◆ SOURCE MATERIAL
***

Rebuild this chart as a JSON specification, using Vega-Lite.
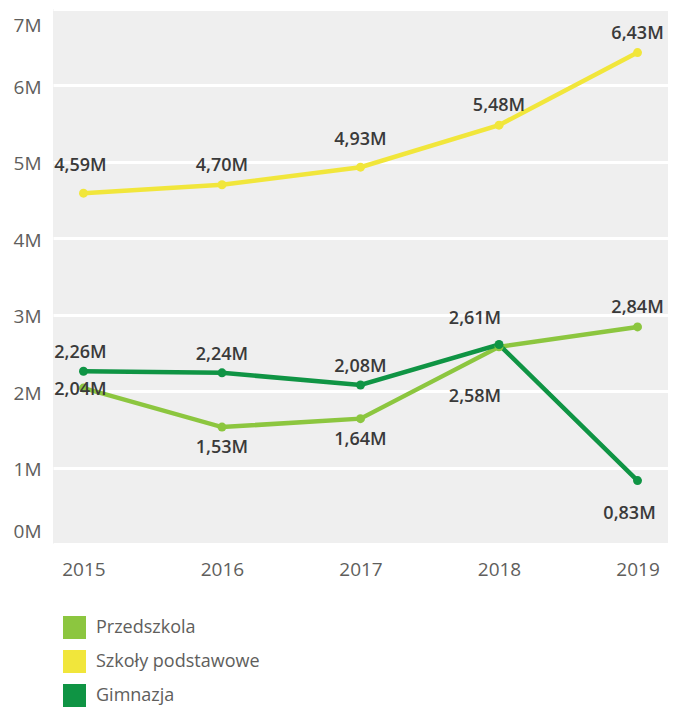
{
  "$schema": "https://vega.github.io/schema/vega-lite/v6.json",
  "width": 615,
  "height": 535,
  "autosize": "none",
  "padding": {"left": 53, "top": 9, "right": 15, "bottom": 167},
  "background": "white",
  "config": {
    "view": {"fill": "#efefef", "stroke": null},
    "font": "Open Sans"
  },
  "data": {
    "values": [
      {"year": 2015, "series": "Przedszkola", "value": 2.04},
      {"year": 2016, "series": "Przedszkola", "value": 1.53},
      {"year": 2017, "series": "Przedszkola", "value": 1.64},
      {"year": 2018, "series": "Przedszkola", "value": 2.58},
      {"year": 2019, "series": "Przedszkola", "value": 2.84},
      {"year": 2015, "series": "Szkoły podstawowe", "value": 4.59},
      {"year": 2016, "series": "Szkoły podstawowe", "value": 4.70},
      {"year": 2017, "series": "Szkoły podstawowe", "value": 4.93},
      {"year": 2018, "series": "Szkoły podstawowe", "value": 5.48},
      {"year": 2019, "series": "Szkoły podstawowe", "value": 6.43},
      {"year": 2015, "series": "Gimnazja", "value": 2.26},
      {"year": 2016, "series": "Gimnazja", "value": 2.24},
      {"year": 2017, "series": "Gimnazja", "value": 2.08},
      {"year": 2018, "series": "Gimnazja", "value": 2.61},
      {"year": 2019, "series": "Gimnazja", "value": 0.83}
    ]
  },
  "transform": [
    {"calculate": "replace(format(datum.value, '.2f'), '.', ',') + 'M'", "as": "label"}
  ],
  "encoding": {
    "x": {
      "field": "year", "type": "ordinal", "title": null,
      "scale": {"type": "point", "padding": 0.22},
      "axis": {"labelAngle": 0, "ticks": false, "domain": false, "grid": false,
               "labelFontSize": 19, "labelColor": "#605e5c", "labelPadding": 16}
    },
    "y": {
      "field": "value", "type": "quantitative", "title": null,
      "scale": {"domain": [0, 7], "nice": false, "zero": true},
      "axis": {"values": [0, 1, 2, 3, 4, 5, 6, 7], "labelExpr": "datum.value + 'M'",
               "ticks": false, "domain": false, "grid": true, "gridColor": "white", "gridWidth": 3,
               "labelFontSize": 19, "labelColor": "#605e5c", "labelPadding": 12,
               "labelFlush": false, "labelBaseline": "middle",
               "labelOffset": {"condition": [{"test": "datum.value == 7", "value": 16}, {"test": "datum.value == 0", "value": -13}], "value": 2}}
    },
    "color": {
      "field": "series", "type": "nominal", "title": null,
      "scale": {"domain": ["Przedszkola", "Szkoły podstawowe", "Gimnazja"],
                "range": ["#8cc63f", "#f1e63b", "#0f9444"]},
      "legend": {
        "orient": "none", "legendX": 10, "legendY": 607, "direction": "vertical",
        "symbolType": "square", "symbolSize": 529, "symbolStrokeWidth": 0,
        "labelFontSize": 18, "labelColor": "#605e5c", "labelOffset": 10, "labelLimit": 400,
        "rowPadding": 11, "padding": 0,
        "encode": {"symbols": {"update": {"fill": {"scale": "color", "field": "value"}, "stroke": {"value": "transparent"}, "opacity": {"value": 1}}}}
      }
    }
  },
  "layer": [
    {"mark": {"type": "line", "strokeWidth": 4.5}},
    {"mark": {"type": "point", "filled": true, "size": 80, "opacity": 1}},
    {
      "mark": {
        "type": "text", "fontSize": 18, "fontWeight": 600, "color": "#3a3a3a", "baseline": "middle",
        "dy": {"expr": "datum.series == 'Szkoły podstawowe' ? ((datum.year == 2015 || datum.year == 2017) ? -27 : -19) : datum.series == 'Gimnazja' ? (datum.year == 2019 ? 33 : datum.year == 2018 ? -26 : -18) : (datum.year == 2015 ? 2 : datum.year == 2018 ? 50 : datum.year == 2019 ? -19 : 21)"},
        "dx": {"expr": "(datum.year == 2018 && datum.series != 'Szkoły podstawowe') ? -24 : datum.year == 2015 ? -3 : (datum.year == 2019 && datum.series == 'Gimnazja') ? -8 : 0"}
      },
      "encoding": {"text": {"field": "label"}, "color": {"value": "#3a3a3a"}}
    }
  ]
}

***

◆ WHAT IS NEEDED
Copy each line exactly, and leave the pictures out of your copy.

◆ EXERCISE OUTPUT
Rebuild this chart as a JSON specification, using Vega-Lite.
{
  "$schema": "https://vega.github.io/schema/vega-lite/v6.json",
  "width": 615,
  "height": 535,
  "autosize": "none",
  "padding": {"left": 53, "top": 9, "right": 15, "bottom": 167},
  "background": "white",
  "config": {
    "view": {"fill": "#efefef", "stroke": null},
    "font": "Open Sans"
  },
  "data": {
    "values": [
      {"year": 2015, "series": "Przedszkola", "value": 2.04},
      {"year": 2016, "series": "Przedszkola", "value": 1.53},
      {"year": 2017, "series": "Przedszkola", "value": 1.64},
      {"year": 2018, "series": "Przedszkola", "value": 2.58},
      {"year": 2019, "series": "Przedszkola", "value": 2.84},
      {"year": 2015, "series": "Szkoły podstawowe", "value": 4.59},
      {"year": 2016, "series": "Szkoły podstawowe", "value": 4.70},
      {"year": 2017, "series": "Szkoły podstawowe", "value": 4.93},
      {"year": 2018, "series": "Szkoły podstawowe", "value": 5.48},
      {"year": 2019, "series": "Szkoły podstawowe", "value": 6.43},
      {"year": 2015, "series": "Gimnazja", "value": 2.26},
      {"year": 2016, "series": "Gimnazja", "value": 2.24},
      {"year": 2017, "series": "Gimnazja", "value": 2.08},
      {"year": 2018, "series": "Gimnazja", "value": 2.61},
      {"year": 2019, "series": "Gimnazja", "value": 0.83}
    ]
  },
  "transform": [
    {"calculate": "replace(format(datum.value, '.2f'), '.', ',') + 'M'", "as": "label"}
  ],
  "encoding": {
    "x": {
      "field": "year", "type": "ordinal", "title": null,
      "scale": {"type": "point", "padding": 0.22},
      "axis": {"labelAngle": 0, "ticks": false, "domain": false, "grid": false,
               "labelFontSize": 19, "labelColor": "#605e5c", "labelPadding": 16}
    },
    "y": {
      "field": "value", "type": "quantitative", "title": null,
      "scale": {"domain": [0, 7], "nice": false, "zero": true},
      "axis": {"values": [0, 1, 2, 3, 4, 5, 6, 7], "labelExpr": "datum.value + 'M'",
               "ticks": false, "domain": false, "grid": true, "gridColor": "white", "gridWidth": 3,
               "labelFontSize": 19, "labelColor": "#605e5c", "labelPadding": 12,
               "labelFlush": false, "labelBaseline": "middle",
               "labelOffset": {"condition": [{"test": "datum.value == 7", "value": 16}, {"test": "datum.value == 0", "value": -13}], "value": 2}}
    },
    "color": {
      "field": "series", "type": "nominal", "title": null,
      "scale": {"domain": ["Przedszkola", "Szkoły podstawowe", "Gimnazja"],
                "range": ["#8cc63f", "#f1e63b", "#0f9444"]},
      "legend": {
        "orient": "none", "legendX": 10, "legendY": 607, "direction": "vertical",
        "symbolType": "square", "symbolSize": 529, "symbolStrokeWidth": 0,
        "labelFontSize": 18, "labelColor": "#605e5c", "labelOffset": 10, "labelLimit": 400,
        "rowPadding": 11, "padding": 0,
        "encode": {"symbols": {"update": {"fill": {"scale": "color", "field": "value"}, "stroke": {"value": "transparent"}, "opacity": {"value": 1}}}}
      }
    }
  },
  "layer": [
    {"mark": {"type": "line", "strokeWidth": 4.5}},
    {"mark": {"type": "point", "filled": true, "size": 80, "opacity": 1}},
    {
      "mark": {
        "type": "text", "fontSize": 18, "fontWeight": 600, "color": "#3a3a3a", "baseline": "middle",
        "dy": {"expr": "datum.series == 'Szkoły podstawowe' ? ((datum.year == 2015 || datum.year == 2017) ? -27 : -19) : datum.series == 'Gimnazja' ? (datum.year == 2019 ? 33 : datum.year == 2018 ? -26 : -18) : (datum.year == 2015 ? 2 : datum.year == 2018 ? 50 : datum.year == 2019 ? -19 : 21)"},
        "dx": {"expr": "(datum.year == 2018 && datum.series != 'Szkoły podstawowe') ? -24 : datum.year == 2015 ? -3 : (datum.year == 2019 && datum.series == 'Gimnazja') ? -8 : 0"}
      },
      "encoding": {"text": {"field": "label"}, "color": {"value": "#3a3a3a"}}
    }
  ]
}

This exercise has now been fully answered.